The easiest way to control you lighting it to shoot indoors and use artificial lights. You may have to turn off normal room lighting if you are just using continuous lighting.
Everything I have said up until this point should be doable with the camera that you have. The following lighting techniques will require some additional equipment and some experience. While they are not necessary to achieve your objectives, they do provide some results that you may want at some point in time.
If you want to shoot flash, you are entering a world with a little more complexity than you might be comfortable with. But I'll tell you this much: With a synchronized flash, you can provide bright lighting for just your subject, even when there are other continuous lights (including daylight) around. This may involve multiple flash units to prevent unwanted shadows (without flash, you can overcome shadows with multiple continuous lights), and I don't know how your camera would work with multiple flash units.
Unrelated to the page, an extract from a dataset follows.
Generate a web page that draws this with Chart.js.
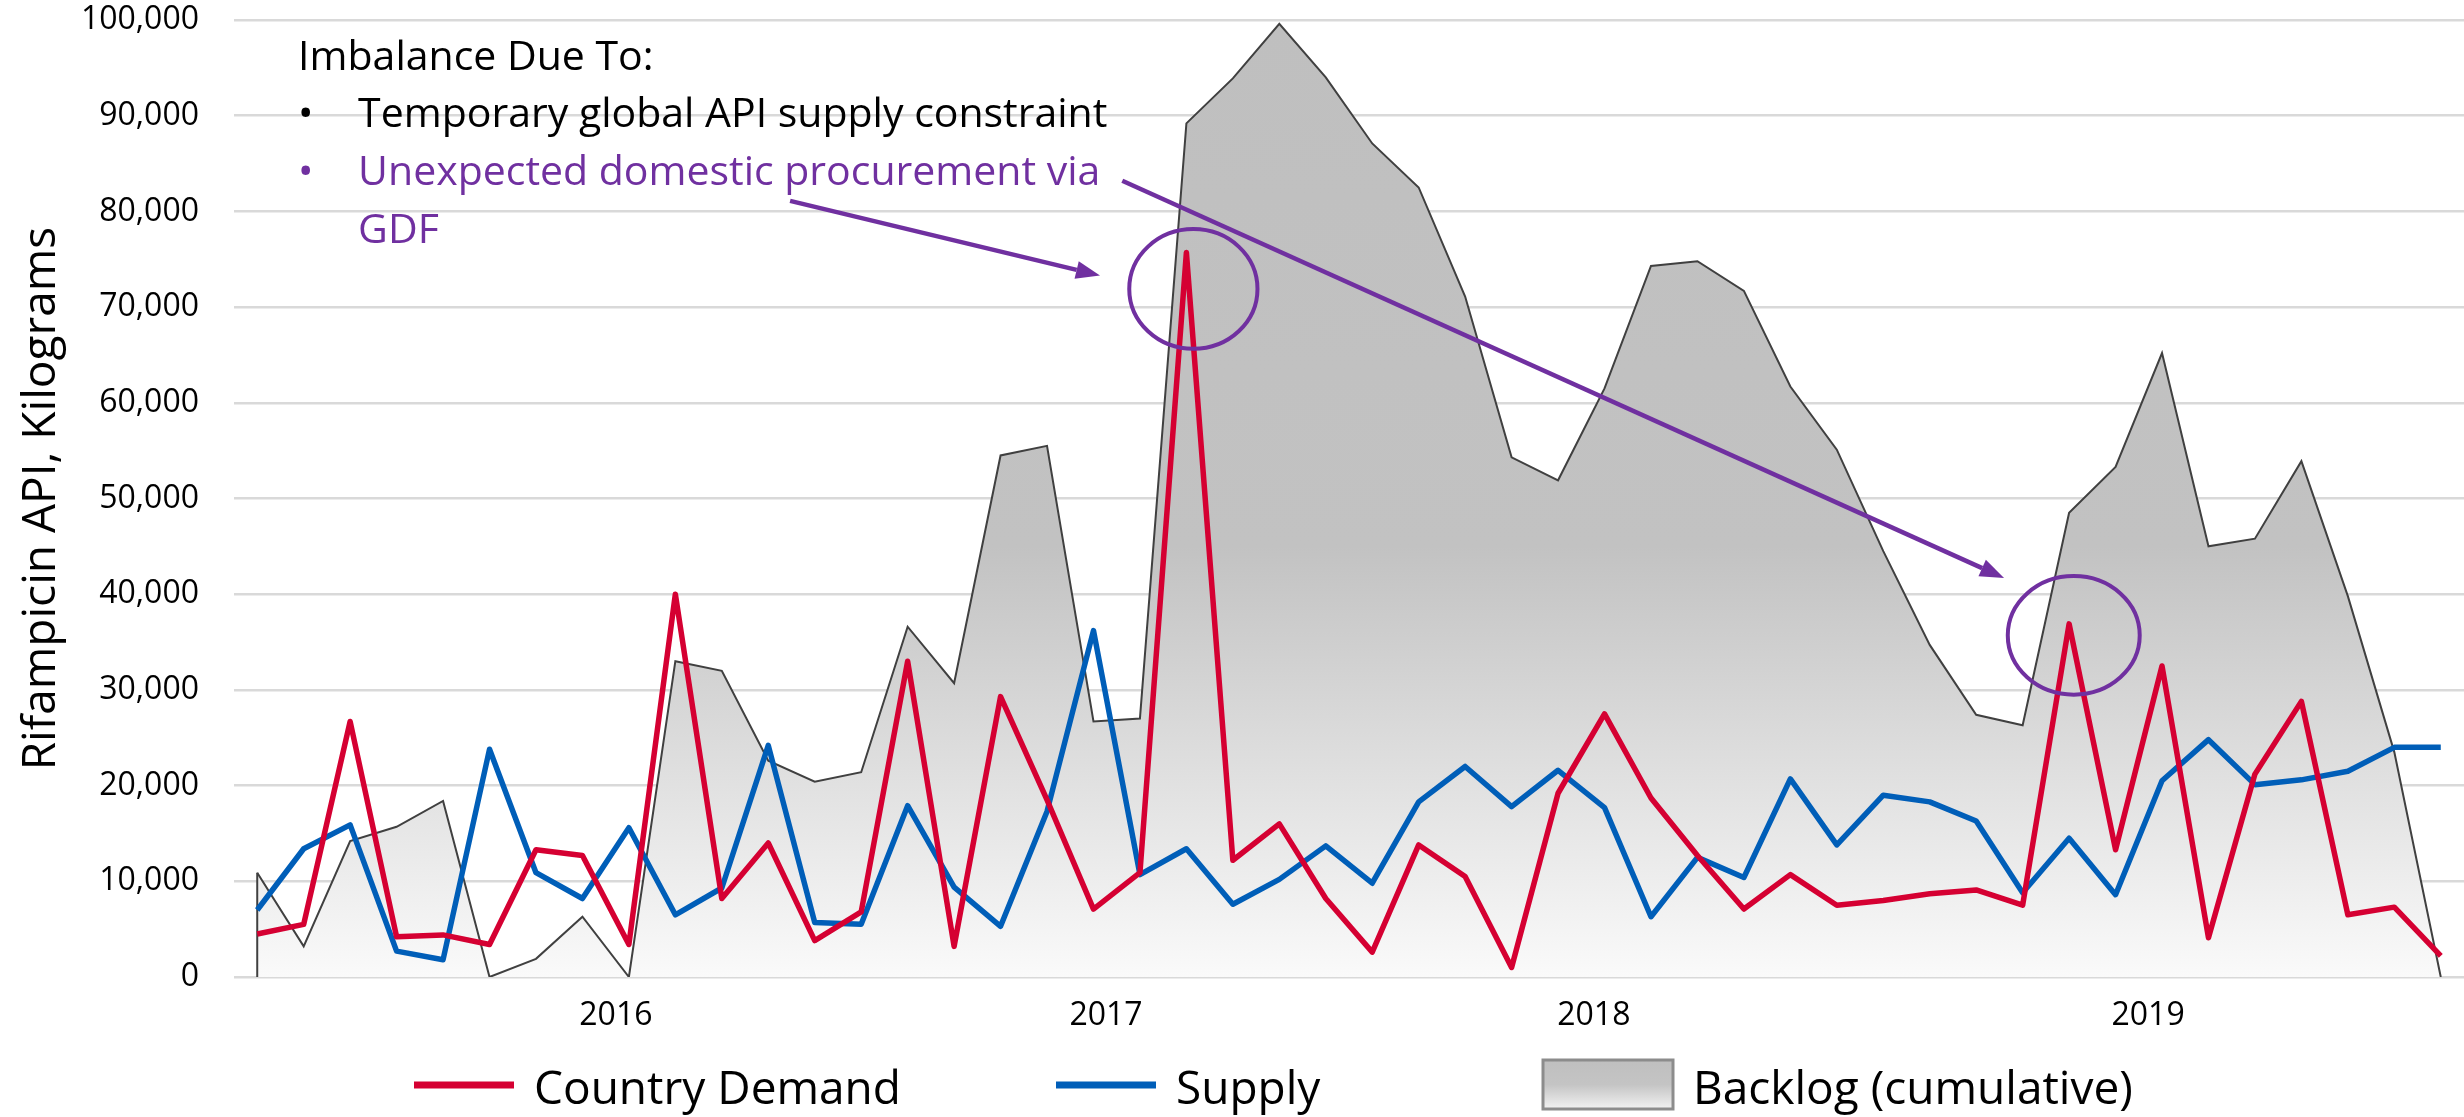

It also takes some practice and understanding, not to mention an investment in some flash equipment and maybe some other lighting accessories.
Practice some of the techniques without the flash, and vary your lighting and your aperture until you have a better feel for how these affect your results. You will probably find that your camera works fine for what you want to do.
Your equipment, in general is fine. You may need some different accessories. But what you lack is a clear understanding of the fundamentals.
I suggest you take a general photography course. You might find a MOOC course, or an internet "comprehensive" course at a lot more money. You don't need the course as much as you need understanding of several concepts. Even a workshop on plant photography would be useful.
Taking a course that is not aimed at landscapes, people and subjects you are not photographing, will help you concentrate on your subject.